Last week, Nokia announced the launch of its new Life Tools Service in China, which provides users in rural areas with customized services in the fields of agriculture, education and entertainment. The service will be delivered through short messaging services, Nokia said.

"In China, only 10 percent of mobile phone users have access to the Internet," said Chris Leong, Nokia's senior vice-president for China, South Korea and Japan. She said the company has "a huge ambition" to connect the remaining 90 percent of users in the country with the Internet.

According to the company, the Nokia 1616 and the Nokia 1800 will support the new service across China. "At least 10 handsets" will be launched in China to support the service, Leong said.

Nokia sold 107.8 million mobile devices in the first quarter, an increase of 16 percent over last year and a 15 percent fall from the previous quarter, according to the company's quarterly report.

In China, the company sold 21.1 million units, about 19.57 percent of Nokia's global sales volume. This was an increase of 20 percent compared to the fourth quarter last year, the only area with positive growth quarter-on-quarter.

"In countries like China, the price of the smartphone needs to be reduced to below 1,500 yuan to be accepted by most users," said Pang Jun, an analyst at research firm GFK China. He said only about 15 percent of cellphones sold in China are smartphones. The number is about 30 to 40 percent in the United States.

In China, where cellphone users have surpassed 700 million, smartphones are still used mainly by city dwellers. In the country's vast rural areas, most users still have handsets that cost less than 1,000 yuan, meaning that they are unable to surf the Internet as conveniently as smartphone users.

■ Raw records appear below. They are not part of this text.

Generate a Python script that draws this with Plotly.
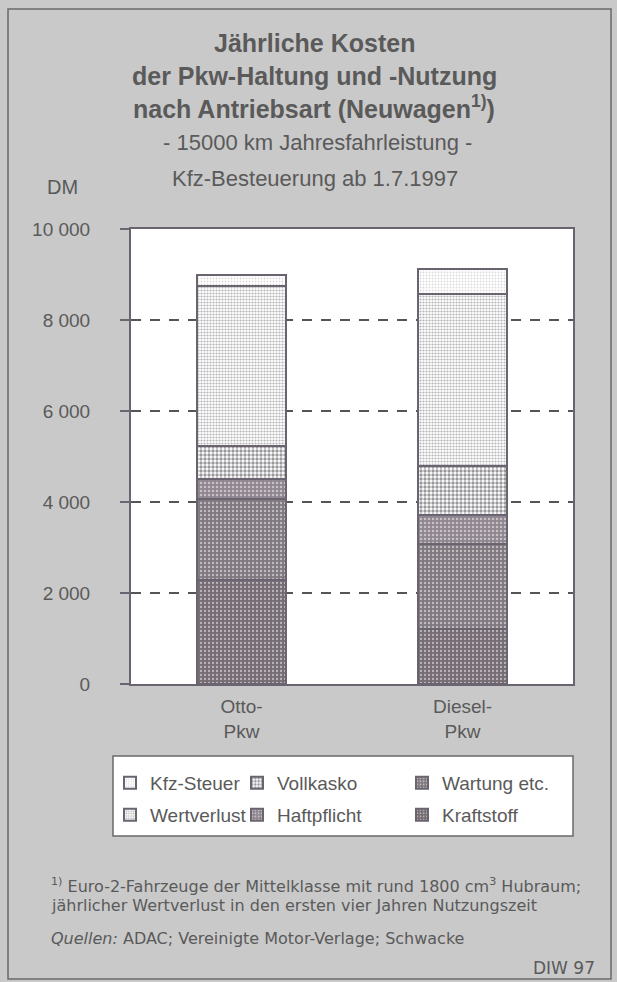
import plotly.graph_objects as go

# ---------------- data ----------------
categories = ["Otto-<br>Pkw", "Diesel-<br>Pkw"]
# stack order bottom -> top
kraftstoff = [2290, 1200]
wartung = [1770, 1870]
haftpflicht = [440, 640]
vollkasko = [740, 1080]
wertverlust = [3510, 3775]
kfz_steuer = [250, 555]

y_tickvals = [0, 2000, 4000, 6000, 8000, 10000]
y_ticktext = ["0", "2 000", "4 000", "6 000", "8 000", "10 000"]

# ---------------- layout helpers ----------------
W, H = 617, 982
L, R, T, B = 131, 573, 229, 684  # plot area in pixels


def xp(px):
    return (px - L) / (R - L)


def yp(py):
    return (B - py) / (B - T)


TXT = "#5a5a5a"
FONT = "Liberation Sans, Arial, sans-serif"
WIDE = "DejaVu Sans, sans-serif"
EDGE = "#6a6470"

series = [
    ("Kraftstoff", kraftstoff, dict(shape=".", bgcolor="#756d73", fgcolor="#ffffff", size=4, solidity=0.25), 6),
    ("Wartung etc.", wartung, dict(shape=".", bgcolor="#7f787e", fgcolor="#ffffff", size=4, solidity=0.28), 3),
    ("Haftpflicht", haftpflicht, dict(shape=".", bgcolor="#8e858e", fgcolor="#ffffff", size=4, solidity=0.32), 5),
    ("Vollkasko", vollkasko, dict(shape=".", bgcolor="#ffffff", fgcolor="#333035", size=4, solidity=0.55), 2),
    ("Wertverlust", wertverlust, dict(shape=".", bgcolor="#ffffff", fgcolor="#6e6b70", size=3, solidity=0.42), 4),
    ("Kfz-Steuer", kfz_steuer, dict(shape=".", bgcolor="#ffffff", fgcolor="#b8b8b8", size=3, solidity=0.3), 1),
]

fig = go.Figure()
legend_names = {1: "legend", 2: "legend2", 3: "legend3", 4: "legend4", 5: "legend5", 6: "legend6"}
for name, vals, pat, slot in series:
    fig.add_trace(go.Bar(
        x=categories, y=vals, name=name, width=0.4,
        marker=dict(color=pat["bgcolor"], pattern=pat, line=dict(color=EDGE, width=2)),
        legend=legend_names[slot], showlegend=True,
    ))

# legend slots: 1..3 first row, 4..6 second row
col_x = [110, 237, 402]
row_y = [783, 815]
legend_layout = {}
for slot in range(1, 7):
    r = (slot - 1) // 3
    c = (slot - 1) % 3
    legend_layout[legend_names[slot]] = dict(
        x=xp(col_x[c]), y=yp(row_y[r]), xanchor="left", yanchor="middle",
        bgcolor="rgba(0,0,0,0)", borderwidth=0,
        font=dict(family=FONT, size=19, color=TXT),
    )

annotations = []


def txt(text, x, y, size, family=FONT, xanchor="center"):
    annotations.append(dict(
        text=text, x=xp(x), y=yp(y), xref="paper", yref="paper",
        xanchor=xanchor, yanchor="middle", showarrow=False,
        font=dict(family=family, size=size, color=TXT),
    ))


txt("<b>Jährliche Kosten</b>", 314, 43, 25)
txt("<b>der Pkw-Haltung und -Nutzung</b>", 314, 76, 25)
txt("<b>nach Antriebsart (Neuwagen<sup>1)</sup>)</b>", 314, 107, 25)
txt("- 15000 km Jahresfahrleistung -", 317, 142, 22)
txt("Kfz-Besteuerung ab 1.7.1997", 315, 179, 22)
txt("DM", 62, 187, 20)
txt("<sup>1)</sup> Euro-2-Fahrzeuge der Mittelklasse mit rund 1800 cm<sup>3</sup> Hubraum;", 49, 885, 16, WIDE, "left")
txt("jährlicher Wertverlust in den ersten vier Jahren Nutzungszeit", 49, 905, 16, WIDE, "left")
txt("<i>Quellen:</i> ADAC; Vereinigte Motor-Verlage; Schwacke", 49, 938, 16, WIDE, "left")
txt("DIW 97", 597, 968, 17, WIDE, "right")

shapes = [
    # outer frame
    dict(type="rect", xref="paper", yref="paper", x0=xp(8), x1=xp(611), y0=yp(979), y1=yp(9),
         line=dict(color="#6a6a6a", width=1.5), fillcolor="rgba(0,0,0,0)", layer="below"),
    # legend box
    dict(type="rect", xref="paper", yref="paper", x0=xp(113), x1=xp(573), y0=yp(836), y1=yp(756),
         line=dict(color="#6a6a6a", width=1.5), fillcolor="#ffffff", layer="below"),
]

fig.update_layout(
    width=W, height=H,
    margin=dict(l=L, r=W - R, t=T, b=H - B, pad=0),
    paper_bgcolor="#c9c9c9",
    plot_bgcolor="#ffffff",
    barmode="stack",
    bargap=0.6,
    font=dict(family=FONT, color=TXT),
    annotations=annotations,
    shapes=shapes,
    **legend_layout,
)

fig.update_yaxes(
    range=[0, 10000], tickvals=y_tickvals, ticktext=y_ticktext,
    showgrid=True, gridcolor="#555555", gridwidth=1.5, griddash="10px,9px",
    zeroline=False, showline=True, linecolor=EDGE, linewidth=2, mirror=True,
    ticks="outside", ticklen=9, tickwidth=1.5, tickcolor=EDGE,
    ticklabelstandoff=26,
    tickfont=dict(family=FONT, size=19, color=TXT),
)
fig.update_xaxes(
    showline=True, linecolor=EDGE, linewidth=2, mirror=True,
    ticks="", showgrid=False, ticklabelstandoff=4,
    tickfont=dict(family=FONT, size=19, color=TXT),
)

fig.write_html(
    "out.html",
    config={"displayModeBar": False},
    post_script="document.body.style.margin='0';",
)
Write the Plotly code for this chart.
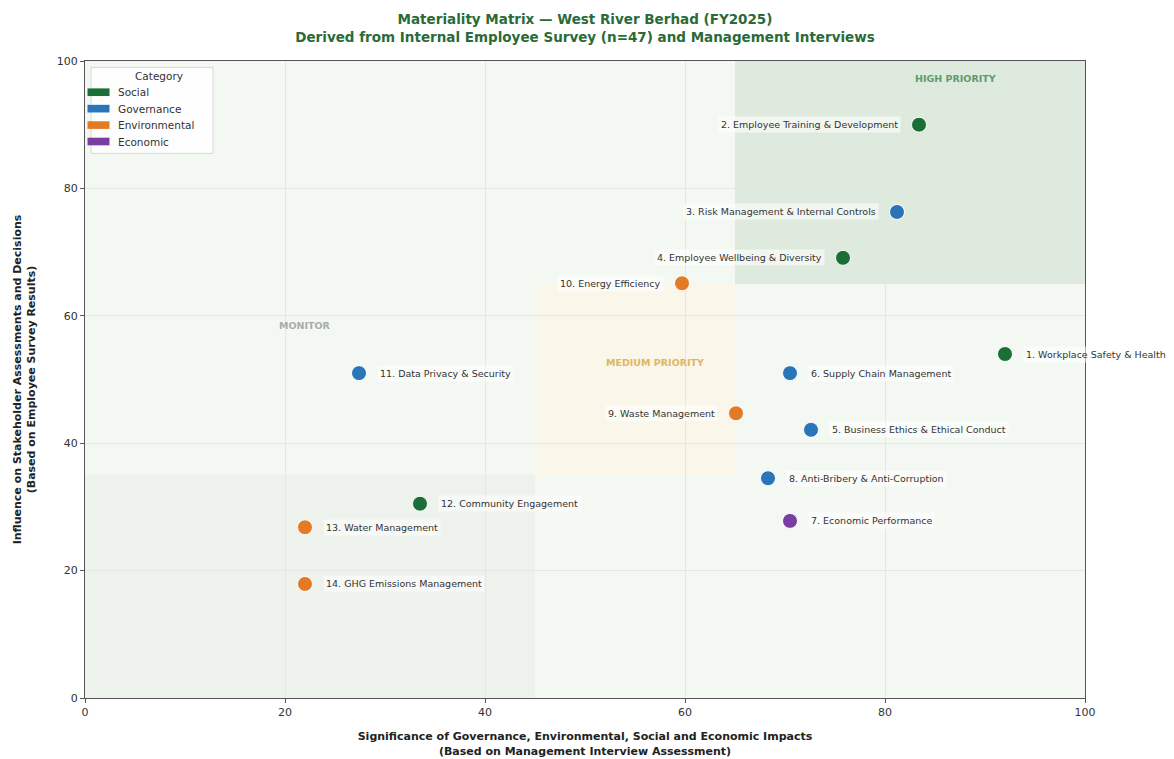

Earlier this year, Nokia launched a marketing campaign to promote its low-end C and X series products in China.

According to GFK, Nokia's market share in China is nearly 40 percent. That percentage is even higher in rural areas.

"I think Nokia's strategy is to bring its nascent Ovi services down to low-end handsets to expand its user base," said Fang Li, an analyst at research firm Analysys International. But she said that Nokia also needs to quickly launch innovative products in the high-end market because users' migration to smartphones is just "a matter of time".